You will hear people say: “…it’s all because of the unions…” and “…nobody wants to work anymore…” a million times everywhere you go. Headlines:
- B777 jet engine explodes on takeoff, grounding flight to Japan. Vehicles below pelted with engine debris. Feds gagged news video immediately.
- Reliance Industries files for bankruptcy after Dioxin spill; taxpayers foot bill for toxic cleanup.
- Elliot Lake Mall collapses: 3 dead, amid debates to avoid costly building maintenance.
- Emergency Ward chief physician sends injured machinist back to work same day: lambastes ‘union slackers’ and workmen’s compensation boards; saying “you can answer the phone – you can do paperwork – you can empty the trash cans…” while snapping his fingers.
- Logistics driver stops for coffee while fighting to stay awake at wheel; boss GPS’s him and fires him.
- Romney lectures select group on ‘givers and takers’ saying half the country ‘doesn’t pay taxes.’
- Conservative think-tank urges feds to raise pension age to 67, criminalizing seasonal workers, telling fishermen and farmers that ‘there’s always work out there; Donut shops and McDonalds for example’.
- Railway boss of Megantic disaster visits townspeople: reassuring them of employee error and firing of train engineer. Headlines of the era:
- Ranstad worker fired for missing work to be with his hospitalized 3-year old child; call-center agent then fired for defending worker. Child died afterwards then father took his own life.

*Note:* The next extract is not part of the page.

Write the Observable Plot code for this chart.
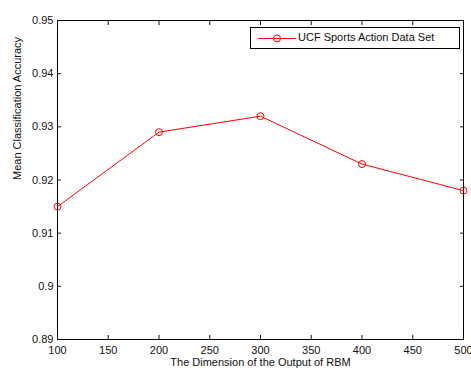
<!DOCTYPE html>
<html>
<head>
<meta charset="utf-8">
<script src="https://cdn.jsdelivr.net/npm/d3@7"></script>
<script src="https://cdn.jsdelivr.net/npm/@observablehq/plot@0.6"></script>
<style>
  html, body { margin: 0; padding: 0; background: #fff; }
  #wrap { position: relative; width: 471px; height: 371px; font-family: "Liberation Sans", Arial, sans-serif; }
  #legend { position: absolute; left: 250px; top: 27px; width: 208px; height: 20px; border: 1px solid #000; background: #fff; box-sizing: content-box; }
  #legend svg { position: absolute; left: 0; top: 0; }
  #legend span { position: absolute; left: 47px; top: 3px; font-size: 11px; color: #111; white-space: nowrap; }
</style>
</head>
<body>
<div id="wrap"></div>
<script>
const dims = [100, 200, 300, 400, 500];
const accuracy = [0.915, 0.929, 0.932, 0.923, 0.918];
const xTicks = [100, 150, 200, 250, 300, 350, 400, 450, 500];
const yTicks = [0.89, 0.9, 0.91, 0.92, 0.93, 0.94, 0.95];
const seriesName = "UCF Sports Action Data Set";
const xLabel = "The Dimension of the Output of RBM";
const yLabel = "Mean Classification Accuracy";

const data = dims.map((d, i) => ({dim: d, acc: accuracy[i]}));
const red = "#ff0000";

const chart = Plot.plot({
  width: 471,
  height: 371,
  marginLeft: 57,
  marginRight: 8,
  marginTop: 20,
  marginBottom: 32,
  style: {fontFamily: "Liberation Sans, Arial, sans-serif", fontSize: "11px", color: "#111", background: "#fff"},
  x: {domain: [100, 500]},
  y: {domain: [0.89, 0.95]},
  marks: [
    Plot.frame({stroke: "#000"}),
    Plot.axisX(xTicks, {anchor: "bottom", tickSize: -4, tickPadding: 11, tickFormat: d => String(d), label: null}),
    Plot.axisX(xTicks, {anchor: "top", tickSize: -4, tickFormat: () => "", label: null}),
    Plot.axisY(yTicks, {anchor: "left", tickSize: -4, tickPadding: 8, tickFormat: d => String(d), label: null}),
    Plot.axisY(yTicks, {anchor: "right", tickSize: -4, tickFormat: () => "", label: null}),
    Plot.text([xLabel], {frameAnchor: "bottom", dy: 26, fill: "#111", fontSize: 11}),
    Plot.text([yLabel], {frameAnchor: "left", dx: -40, rotate: -90, fill: "#111", fontSize: 11}),
    Plot.line(data, {x: "dim", y: "acc", stroke: red, strokeWidth: 1}),
    Plot.dot(data, {x: "dim", y: "acc", stroke: red, fill: "none", r: 3.5, strokeWidth: 1})
  ]
});

const wrap = document.getElementById("wrap");
wrap.appendChild(chart);

const legend = document.createElement("div");
legend.id = "legend";
legend.innerHTML = `<svg width="48" height="20"><line x1="7" x2="45" y1="10.5" y2="10.5" stroke="${red}" stroke-width="1"/><circle cx="26" cy="10.5" r="3.5" fill="none" stroke="${red}"/></svg><span></span>`;
legend.querySelector("span").textContent = seriesName;
wrap.appendChild(legend);
</script>
</body>
</html>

- Siemens abandons 1.3 billion-dollar venture after three-fourths completed; city stuck with unsalable plant and 5-year tax holiday.
- Underemployed man and family evicted from shelter trailer on his property after his home burns down: neighbors fear property values might fall; shouting “riff-raff not welcome.”
- Machine shop set ablaze after harassed disgruntled worker entered at night and doused gasoline; found dead by firefighters after fire caught up with him. Shop, closed for investigation, loses contract with customer; 60 employees now jobless.
- Textile mill burns in Bangladesh: child laborers perish behind doors locked to prevent theft. Security guards open gunfire on escaping workers.
- A group of Walmart store employees discuss forming a union: head office responds by closing store. Employees endure boos and threats from colleagues.
- Landmark hotel shuts down after employees vote for increase from minimum wage. The landmark was then demolished.
- Sears files for Chapter 11: 150,000 jobs gone, top brass get $25M, fund managers collect hefty commissions.
- City transit shop employee opens fire, killing 6 colleagues and takes own life. Coroners cited a toxic workplace, bullying, and jeering him about his stutter, depression, and financial woes.
- Outsourced lift truck worker crushed to death on 3rd day of work, lack of training blamed.
- Man dozed off at wheel, incinerated in vehicle ‘worked two full-time jobs’ to make ends meet, -says widow.
In 2012, the War on the Worker was in full open season. Monetization, anti-union, anti-labor, and neoliberal agendas were not only public policy but de rigueur in popular perception. Someone who had fallen on hard times would be publicly admonished by their neighbors as a ‘slacker’ for not having had 50 new job offers the same day and was, therefore, stealing their hard-earned inheritance. If you want to compete with the third world, you must become the third world.